The EV trade crossed a structural line last week.
Tesla losing global leadership was not a collapse in demand.
BYD’s ascent was not renewed enthusiasm.
It was incentives ending.
As U.S. subsidies expired and European demand softened, markets stopped projecting adoption curves and started auditing unit economics.
Volume still existed.
Pricing power did not.
What changed was tolerance.

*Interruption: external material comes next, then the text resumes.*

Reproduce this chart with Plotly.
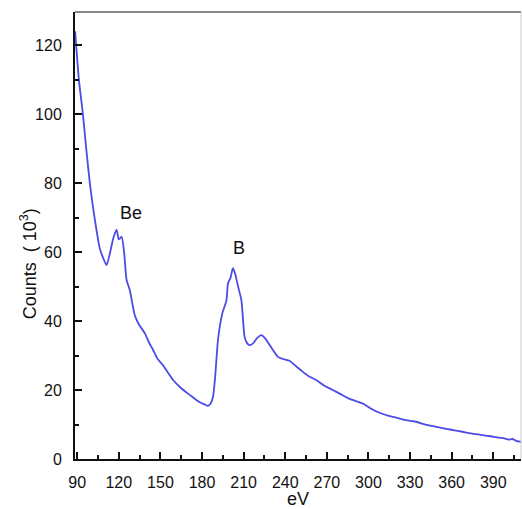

Growth that required policy support was no longer treated as durable.
Leadership shifted toward manufacturers that could defend margins, manage cost, and operate without assistance.
This mattered beyond autos.
It reframed how markets evaluated growth across sectors.
If scale depended on subsidies, it became conditional.
If scale cleared on its own, it remained investable.
Investor Signal
Markets are no longer paying for adoption stories.
They are paying for economics that survive once policy steps back.
Signal Two | AI Was Repriced as Infrastructure
AI demand never slowed last week.
Confidence did.
Markets moved decisively away from models, demos, and abstraction and toward physical constraints.
Power.
Land.
Permitting.
Capital endurance.
Jurisdiction.
Infrastructure control gained value.
Licensing became defensive.
Balance sheets began separating leaders from participants.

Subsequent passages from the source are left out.